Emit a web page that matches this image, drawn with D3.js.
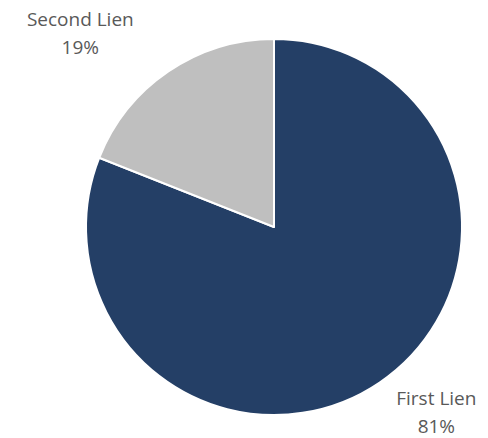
<!DOCTYPE html>
<html>
<head>
<meta charset="utf-8">
<script src="https://cdn.jsdelivr.net/npm/d3@7"></script>
<style>
  body { margin: 0; background: #fff; }
  svg { display: block; }
  .label { font-family: "Open Sans", "Noto Sans", sans-serif; font-size: 19px; fill: #595959; }
</style>
</head>
<body>
<div id="chart"></div>
<script>
// chart data
const categories = ['First Lien', 'Second Lien'];
const shares = [81, 19];
const colors = ['#243f66', '#bfbfbf'];

const width = 488;
const height = 438;
const cx = 274;
const cy = 227;
const radius = 188;

const svg = d3.select('#chart')
  .append('svg')
  .attr('width', width)
  .attr('height', height);

const data = categories.map((c, i) => ({ name: c, value: shares[i], color: colors[i] }));

const pie = d3.pie()
  .sort(null)
  .value((d) => d.value);

const arc = d3.arc()
  .innerRadius(0)
  .outerRadius(radius);

const g = svg.append('g')
  .attr('transform', `translate(${cx}, ${cy})`);

const arcs = pie(data);

g.selectAll('path')
  .data(arcs)
  .enter()
  .append('path')
  .attr('d', arc)
  .attr('fill', (d) => d.data.color)
  .attr('stroke', '#fff')
  .attr('stroke-width', 2)
  .attr('stroke-linejoin', 'round');

// labels sit just outside the rim, on the side the slice faces
const outer = d3.arc().innerRadius(radius + 14).outerRadius(radius + 14);
const lineGap = 28;

arcs.forEach((d) => {
  const [px, py] = outer.centroid(d);
  const mid = (d.startAngle + d.endAngle) / 2;
  const right = Math.sin(mid) > 0;
  const below = Math.cos(mid) < 0;

  const t = g.append('text')
    .attr('class', 'label')
    .attr('text-anchor', 'middle');
  t.append('tspan').text(d.data.name);
  t.append('tspan').text(`${d.data.value}%`);

  const w = t.node().getBBox().width;
  const x = right ? px + w / 2 - 10 : px - w / 2 - 8;
  const y1 = below ? py + 11 : py - 34;
  t.selectAll('tspan')
    .attr('x', x)
    .attr('y', (_, i) => y1 + i * lineGap);
});
</script>
</body>
</html>
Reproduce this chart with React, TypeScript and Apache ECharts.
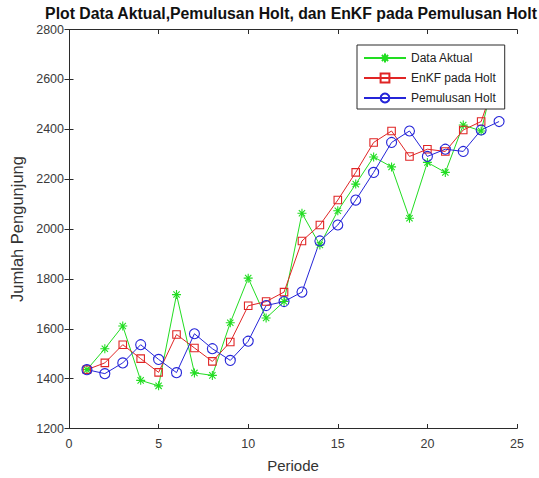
import React, { useEffect, useRef } from "react";
import * as echarts from "echarts";

const periods = [1, 2, 3, 4, 5, 6, 7, 8, 9, 10, 11, 12, 13, 14, 15, 16, 17, 18, 19, 20, 21, 22, 23, 24];
const dataAktual = [1436, 1520, 1611, 1393, 1371, 1737, 1423, 1413, 1624, 1803, 1643, 1709, 2063, 1936, 2073, 2180, 2289, 2249, 2043, 2267, 2227, 2417, 2393, 2690];
const enkfHolt = [1436, 1463, 1536, 1480, 1425, 1577, 1523, 1469, 1547, 1692, 1709, 1747, 1952, 2016, 2116, 2227, 2347, 2393, 2291, 2320, 2311, 2397, 2431, 2640];
const pemulusanHolt = [1436, 1420, 1463, 1536, 1477, 1424, 1580, 1520, 1473, 1550, 1693, 1709, 1747, 1952, 2016, 2116, 2227, 2347, 2393, 2291, 2320, 2311, 2397, 2431];

const xTicks = { min: 0, max: 25, interval: 5 };
const yTicks = { min: 1200, max: 2800, interval: 200 };

const GREEN = "#22dd22";
const RED = "#e02525";
const BLUE = "#2525d8";
const AXIS = "#2b2b2b";
const FONT = "'Liberation Sans', Arial, Helvetica, sans-serif";

const STAR = "path://M5,0L5,10M0,5L10,5M1.5,1.5L8.5,8.5M1.5,8.5L8.5,1.5";

export default function App() {
  const ref = useRef<HTMLDivElement>(null);

  useEffect(() => {
    if (!ref.current) return;
    const chart = echarts.init(ref.current, undefined, { renderer: "svg" });

    const axisCommon = {
      type: "value" as const,
      axisLine: { show: true, lineStyle: { color: AXIS, width: 1 } },
      axisTick: { show: true, inside: true, length: 4.5, lineStyle: { color: AXIS } },
      splitLine: { show: false },
    };

    const mk = (name: string, vals: number[], color: string, symbol: string, size: number) => ({
      name,
      type: "line",
      z: 2,
      data: periods.map((p, i) => [p, vals[i]]),
      symbol,
      symbolSize: size,
      showSymbol: true,
      lineStyle: { color, width: 1 },
      itemStyle: { color: "rgba(255,255,255,0)", borderColor: color, borderWidth: 1.1 },
      emphasis: { disabled: true },
    });

    chart.setOption({
      animation: false,
      backgroundColor: "#ffffff",
      textStyle: { fontFamily: FONT },
      title: {
        text: "Plot Data Aktual,Pemulusan Holt, dan EnKF pada Pemulusan Holt",
        left: 286,
        top: 0,
        textAlign: "center",
        textStyle: { fontFamily: FONT, fontSize: 15.8, fontWeight: "bold", color: "#111" },
      },
      grid: { left: 69, right: 22, top: 29.5, bottom: 49.5 },
      xAxis: [
        {
          ...axisCommon,
          position: "bottom",
          min: xTicks.min,
          max: xTicks.max,
          interval: xTicks.interval,
          axisLabel: { fontSize: 12.5, color: "#3a3a3a", margin: 9, fontFamily: FONT },
          name: "Periode",
          nameLocation: "middle",
          nameGap: 29,
          nameTextStyle: { fontSize: 15, color: "#333", fontFamily: FONT },
        },
        {
          ...axisCommon,
          position: "top",
          min: xTicks.min,
          max: xTicks.max,
          interval: xTicks.interval,
          axisLabel: { show: false },
        },
      ],
      yAxis: [
        {
          ...axisCommon,
          position: "left",
          min: yTicks.min,
          max: yTicks.max,
          interval: yTicks.interval,
          axisLabel: {
            fontSize: 12.5,
            color: "#3a3a3a",
            margin: 5,
            fontFamily: FONT,
            formatter: (v: number) => String(v),
          },
          name: "Jumlah Pengunjung",
          nameLocation: "middle",
          nameGap: 41,
          nameTextStyle: { fontSize: 16.5, color: "#333", fontFamily: FONT },
        },
        {
          ...axisCommon,
          position: "right",
          min: yTicks.min,
          max: yTicks.max,
          interval: yTicks.interval,
          axisLabel: { show: false },
        },
      ],
      legend: {
        orient: "vertical",
        left: 357,
        top: 45,
        z: 30,
        zlevel: 0,
        backgroundColor: "#ffffff",
        borderColor: AXIS,
        borderWidth: 1,
        padding: [7, 9, 5, 6],
        itemWidth: 42,
        itemHeight: 11,
        itemGap: 8,
        textStyle: { fontSize: 12, color: "#222", fontFamily: FONT },
        data: ["Data Aktual", "EnKF pada Holt", "Pemulusan Holt"],
      },
      series: [
        mk("Data Aktual", dataAktual, GREEN, STAR, 9),
        mk("EnKF pada Holt", enkfHolt, RED, "rect", 7.5),
        mk("Pemulusan Holt", pemulusanHolt, BLUE, "circle", 10),
      ],
    });

    return () => chart.dispose();
  }, []);

  return (
    <div
      ref={ref}
      style={{ position: "fixed", left: 0, top: 0, width: 539, height: 478, background: "#fff" }}
    />
  );
}
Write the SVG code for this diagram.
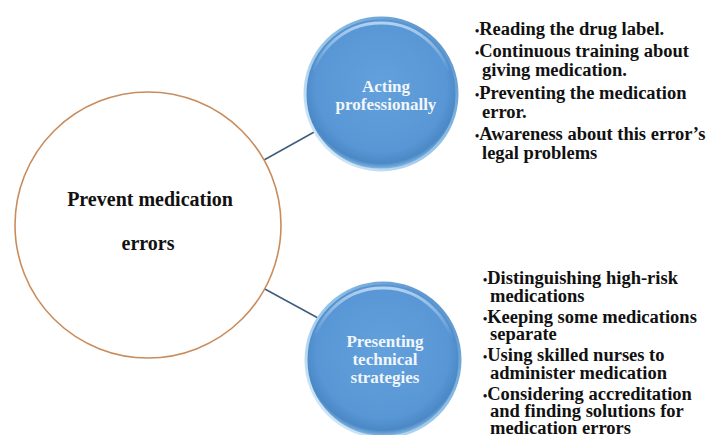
<svg xmlns="http://www.w3.org/2000/svg" width="716" height="435" viewBox="0 0 716 435">
  <defs>
    <radialGradient id="blueFill" cx="50%" cy="45%" r="55%">
      <stop offset="0%" stop-color="#62a1dc"/>
      <stop offset="78%" stop-color="#5896d5"/>
      <stop offset="92%" stop-color="#4b88c6"/>
      <stop offset="100%" stop-color="#8fc0e8"/>
    </radialGradient>
    <linearGradient id="rim" x1="1" y1="0" x2="0" y2="1">
      <stop offset="0%" stop-color="#4a86c2"/>
      <stop offset="45%" stop-color="#8dbfe6"/>
      <stop offset="100%" stop-color="#e6f3fc"/>
    </linearGradient>
    <linearGradient id="gloss" x1="0" y1="0" x2="0" y2="1">
      <stop offset="0%" stop-color="#cfe6f8" stop-opacity="0.75"/>
      <stop offset="35%" stop-color="#cfe6f8" stop-opacity="0"/>
    </linearGradient>
  </defs>
  <style>
    .main { fill: #ffffff; stroke: #c98c5c; stroke-width: 1.6; }
    .blue { fill: url(#blueFill); stroke: url(#rim); stroke-width: 3; }
    .gloss { fill: none; stroke: url(#gloss); stroke-width: 3; }
    .conn { stroke: #3d5d7c; stroke-width: 1.5; fill: none; }
    .t-main { font-family: "Liberation Serif", "Times New Roman", serif; font-weight: bold; font-size: 20px; fill: #111111; text-anchor: middle; }
    .t-blue { font-family: "Liberation Serif", "Times New Roman", serif; font-weight: bold; font-size: 17px; fill: #f2f6fa; text-anchor: middle; }
    .t-list { font-family: "Liberation Serif", "Times New Roman", serif; font-weight: bold; font-size: 18.5px; fill: #111111; }
    .dot { font-size: 12px; }
  </style>
  <rect width="716" height="435" fill="#ffffff"/>
  <g id="connectors">
    <line class="conn" x1="264" y1="160" x2="316" y2="131"/>
    <line class="conn" x1="263" y1="288" x2="318" y2="318"/>
  </g>
  <g id="node-main">
    <circle class="main" cx="148" cy="225" r="133"/>
    <text class="t-main" x="150" y="206">Prevent medication</text>
    <text class="t-main" x="148" y="250">errors</text>
  </g>
  <g id="node-acting">
    <circle class="blue" cx="381" cy="94" r="76"/>
    <circle class="gloss" cx="381" cy="94" r="71"/>
    <text class="t-blue"><tspan x="386" y="92">Acting</tspan><tspan x="386" y="110">professionally</tspan></text>
  </g>
  <g id="node-presenting">
    <circle class="blue" cx="383" cy="360" r="77"/>
    <circle class="gloss" cx="383" cy="360" r="72"/>
    <text class="t-blue"><tspan x="385" y="347">Presenting</tspan><tspan x="385" y="365">technical</tspan><tspan x="385" y="383">strategies</tspan></text>
  </g>
  <g id="list-acting">
    <text class="t-list">
      <tspan x="475" y="35"><tspan class="dot">•</tspan>Reading the drug label.</tspan>
      <tspan x="475" y="57"><tspan class="dot">•</tspan>Continuous training about</tspan>
      <tspan x="482" y="75.5">giving medication.</tspan>
      <tspan x="475" y="99"><tspan class="dot">•</tspan>Preventing the medication</tspan>
      <tspan x="482" y="117.5">error.</tspan>
      <tspan x="475" y="140"><tspan class="dot">•</tspan>Awareness about this error’s</tspan>
      <tspan x="482" y="158.5">legal problems</tspan>
    </text>
  </g>
  <g id="list-presenting">
    <text class="t-list">
      <tspan x="483" y="284"><tspan class="dot">•</tspan>Distinguishing high-risk</tspan>
      <tspan x="490" y="301.5">medications</tspan>
      <tspan x="483" y="322.5"><tspan class="dot">•</tspan>Keeping some medications</tspan>
      <tspan x="490" y="340">separate</tspan>
      <tspan x="483" y="361"><tspan class="dot">•</tspan>Using skilled nurses to</tspan>
      <tspan x="490" y="378.5">administer medication</tspan>
      <tspan x="483" y="399.5"><tspan class="dot">•</tspan>Considering accreditation</tspan>
      <tspan x="490" y="417">and finding solutions for</tspan>
      <tspan x="490" y="434">medication errors</tspan>
    </text>
  </g>
</svg>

..............................

§ YOUR TASK:
Copy all the lines above that hold the string "this".

§ RESULT OF THE EXERCISE:
Emit a web page that matches this image, drawn with D3.js.
Reproduce this chart with React, TypeScript and Apache ECharts.
Write the SVG code for this diagram.
      <tspan x="475" y="140"><tspan class="dot">•</tspan>Awareness about this error’s</tspan>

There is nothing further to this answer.